I put a push after the ret in case you want to look at just the ret/push pair, with the push in the "shadow" of a possibly mispredicted branch.
Of course a store buffer with store forwarding hides / handles the memory data hazards, effectively renaming the memory / cache location. (x86's memory ordering model is basically program-order + a store buffer with store-forwarding: cores are allowed to reload their own stores before they become globally visible.)

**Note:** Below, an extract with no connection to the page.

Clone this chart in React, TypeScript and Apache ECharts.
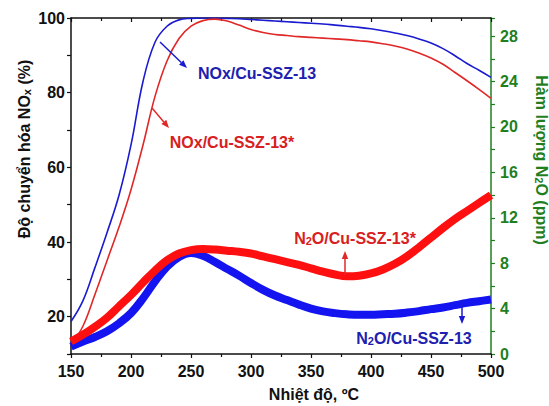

Modern x86 CPUs handle the RAW data dependency chain through the stack pointer with a "stack engine" that can keep track of multiple offsets to the stack pointer per clock cycle. (And equally importantly, removes the need for an extra uop to actually do the addition to E/RSP in the back-end, so push / pop can be single uop.) So it's effectively an alternate zero-latency mechanism for execution the stack-pointer modification parts of stack instructions. Using E/RSP directly (e.g. mov bp, sp) lead to a stack-sync uop (on Intel CPUs) that zero the saved offset and apply it to the back-end's value. If the offset was non-zero.